02.22.23 - Web Accessibility
Understanding and Embracing Web Accessibility
This article was originally written for and published in Contractor Supply
Throughout the last decade, many business and personal transactions have moved online. The pandemic, in turn, magnified this migration and businesses hurried to adopt new ways of working online.
While there are many upsides to embracing digital technology, it has also presented new challenges to the approximately 20 percent of the world’s population with disabilities. This is prompting greater scrutiny around web accessibility and a significant rise in lawsuits filed against sites for not following the “Web Content Accessibility Guidelines” created by the W3C.
In fact, there was a 200 percent increase in lawsuits and demand letters from 2017-2018 and 300 percent in 2019. Failure to be ADA compliant not only leaves out a meaningful customer base, but it can also be a significant financial risk. Reports indicate 93 percent of demand letters settle outside of court for $20,000 – $150,000 on average.
Failure to be ADA compliant not only leaves out a meaningful customer base, but it can also be a significant financial risk.
What is Web Accessibility?
Web accessibility is a set of rules, behaviors, code standards and design guidelines, that are meant to allow people with disabilities to effectively use websites.
When we think of the term “accessibility,” we likely think of a physical space and whether it’s built to appropriately allow those with disabilities to enter. This is the same type of thinking organizations should apply to websites.
According to the U.S Department of Justice’s Guidance on Web Accessibility and the ADA: Inaccessible web content means that people with disabilities are denied equal access to information. An inaccessible website can exclude people just as much as steps at an entrance to a physical location. Ensuring web accessibility for people with disabilities is a priority for the Department of Justice.
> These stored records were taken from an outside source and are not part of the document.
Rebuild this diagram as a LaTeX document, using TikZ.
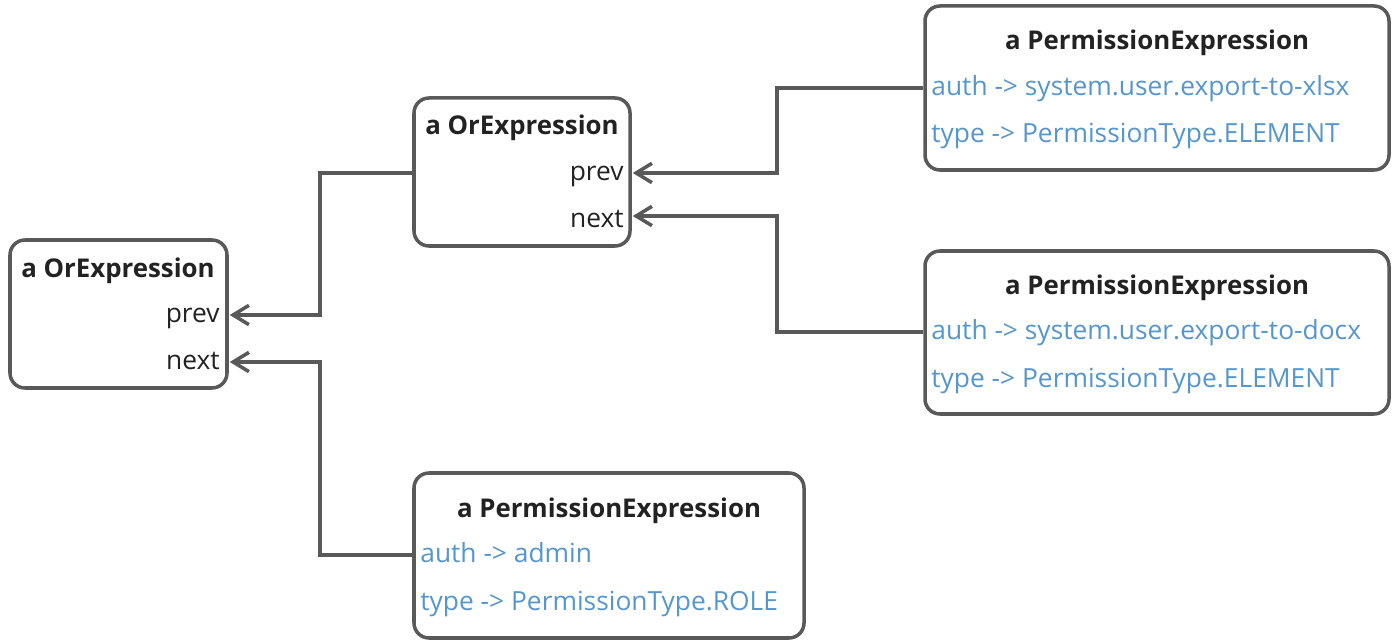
\documentclass[tikz,border=0pt]{standalone}
\usepackage{fontspec}
\setmainfont{Open Sans}
\usetikzlibrary{arrows.meta}
\definecolor{linegray}{HTML}{595959}
\definecolor{titleblack}{HTML}{222222}
\definecolor{fieldblue}{HTML}{5596CD}
\newdimen\upx \upx=0.02cm
\tikzset{
  objbox/.style={draw=linegray, line width=2pt, rounded corners=15\upx, inner sep=0pt},
  title/.style={font=\fontsize{14.7}{16}\selectfont\bfseries, text=titleblack, inner sep=0pt},
  slot/.style={font=\fontsize{15}{17}\selectfont, text=titleblack, inner sep=0pt, anchor=mid east},
  field/.style={font=\fontsize{15}{17}\selectfont, text=fieldblue, inner sep=0pt, anchor=mid west},
  ref/.style={draw=linegray, line width=2pt, -{Straight Barb[length=9pt, width=11pt, line width=2pt]}}
}
\begin{document}
\begin{tikzpicture}[x=0.02cm, y=-0.02cm]
  \useasboundingbox (0,0) rectangle (1399,644);
  % boxes
  \node[objbox, minimum width=217\upx, minimum height=148\upx] (orA) at (118.5,314) {};
  \node[objbox, minimum width=216\upx, minimum height=148\upx] (orB) at (522,172) {};
  \node[objbox, minimum width=464\upx, minimum height=164\upx] (permC) at (1157,88) {};
  \node[objbox, minimum width=464\upx, minimum height=163\upx] (permD) at (1157,332.5) {};
  \node[objbox, minimum width=390\upx, minimum height=165\upx] (permE) at (609,555.5) {};
  % texts
  \node[title] (orAtitle) at (118,271) {a OrExpression};
  \node[slot] (prevA) at (220,318) {prev};
  \node[slot] (nextA) at (220,365) {next};
  \node[title] (orBtitle) at (522,128) {a OrExpression};
  \node[slot] (prevB) at (624,176) {prev};
  \node[slot] (nextB) at (624,223) {next};
  \node[title] (permCtitle) at (1157,43) {a PermissionExpression};
  \node[field] (authC) at (931,91) {auth -> system.user.export-to-xlsx};
  \node[field] (typeC) at (931,138) {type -> PermissionType.ELEMENT};
  \node[title] (permDtitle) at (1157,288) {a PermissionExpression};
  \node[field] (authD) at (931,335) {auth -> system.user.export-to-docx};
  \node[field] (typeD) at (931,383) {type -> PermissionType.ELEMENT};
  \node[title] (permEtitle) at (609,511) {a PermissionExpression};
  \node[field] (authE) at (420,558) {auth -> admin};
  \node[field] (typeE) at (420,606) {type -> PermissionType.ROLE};
  % references
  \coordinate (jointL) at (320,0);
  \coordinate (jointR) at (777,0);
  \coordinate (pinA) at (0,315);
  \coordinate (pinB) at (0,362);
  \coordinate (pinC) at (0,173);
  \coordinate (pinD) at (0,216);
  \coordinate (pinE) at (0,88);
  \coordinate (pinF) at (0,332);
  \coordinate (pinG) at (0,555);
  \begin{scope}[line join=miter]
    \draw[ref] (orB.west |- pinC) -| (jointL |- pinA) -- ([xshift=0.02cm]orA.east |- pinA);
    \draw[ref] (permE.west |- pinG) -| (jointL |- pinB) -- ([xshift=0.02cm]orA.east |- pinB);
    \draw[ref] (permC.west |- pinE) -| (jointR |- pinC) -- ([xshift=0.02cm]orB.east |- pinC);
    \draw[ref] (permD.west |- pinF) -| (jointR |- pinD) -- ([xshift=0.02cm]orB.east |- pinD);
  \end{scope}
\end{tikzpicture}
\end{document}
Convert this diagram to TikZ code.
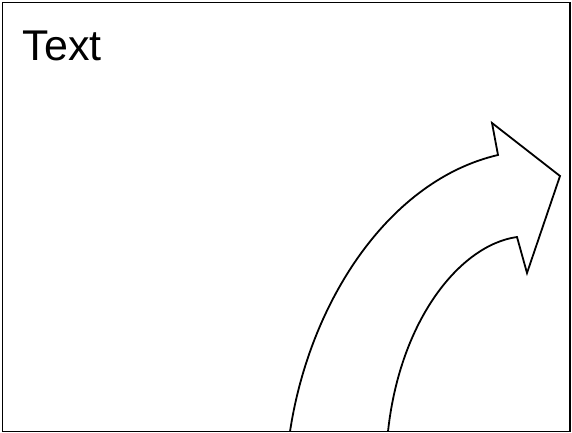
\documentclass[tikz,border=0pt]{standalone}
\usepackage{fontspec}
\setmainfont{Liberation Sans}

\begin{document}
\begin{tikzpicture}[x=1pt, y=-1pt, line width=1.8pt, line join=miter]
  \useasboundingbox (0,0) rectangle (572,433);

  % frame
  \draw (2.5,2.5) rectangle (570,431.5);
  \node[anchor=base west, inner sep=0pt, font=\fontsize{43}{50}\selectfont] (label) at (22,60.7) {Text};

  % arrow points
  \coordinate (O1) at (290,431.5);
  \coordinate (O2) at (498,155);
  \coordinate (H1) at (492,123);
  \coordinate (T) at (560,176);
  \coordinate (H2) at (527,273);
  \coordinate (N) at (517,237);
  \coordinate (I1) at (388,431.5);

  % curved arrow
  \draw (O1) .. controls (310,300) and (390,180) .. (O2)
    -- (H1) -- (T) -- (H2) -- (N)
    .. controls (460,245) and (400,320) .. (I1);
\end{tikzpicture}
\end{document}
In recent years, a multitude of services have moved online and people rely on websites like never before for all aspects of daily living.
Tips for Creating an Accessible Website
So, how can a company become compliant? At Makeway, we like to start with the user and how they might engage with certain tools. We’ve broken it down into three main areas: blind individuals using screen-readers, people with motor impairments that are using the keyboard, and other disabilities, such as color blindness, epilepsy, and minor visual impairments, who may be affected by the user interface and design of a website.
This approach can help organizations think more broadly about whether they’re overlooking any hidden barriers. It can also be valuable to familiarize yourself with resources provided by the ADA. Below are six ways to create a more accessible website:
- Provide sufficient color contrast between the text and background of your site
- Include text cues when using color, such as red text to indicate required form fields
- Write text alternatives (“alt text”) to convey the purpose of pictures, illustrations, charts, etc., to support those who are blind and use screen readers
- Add video captions and text to identify prominent speakers
- Build headings into the website’s layout to help those who are blind better understand the layout and navigation
- Offer a reporting feature to allow the public to notify your company of accessibility problems
At Makeway, we also suggest that companies use automated accessibility checkers to manage compliance. While there are a variety of helpful tools, we find WebAIM’s Color Contrast Tool and accessiBe’s Ace Tool to be solid resources.
The rapid pace of advancing technology is exciting. It often leads to greater efficiencies, better communication and broader access to new customers. However, as we move forward, it’s vitally important that we don’t leave anyone behind.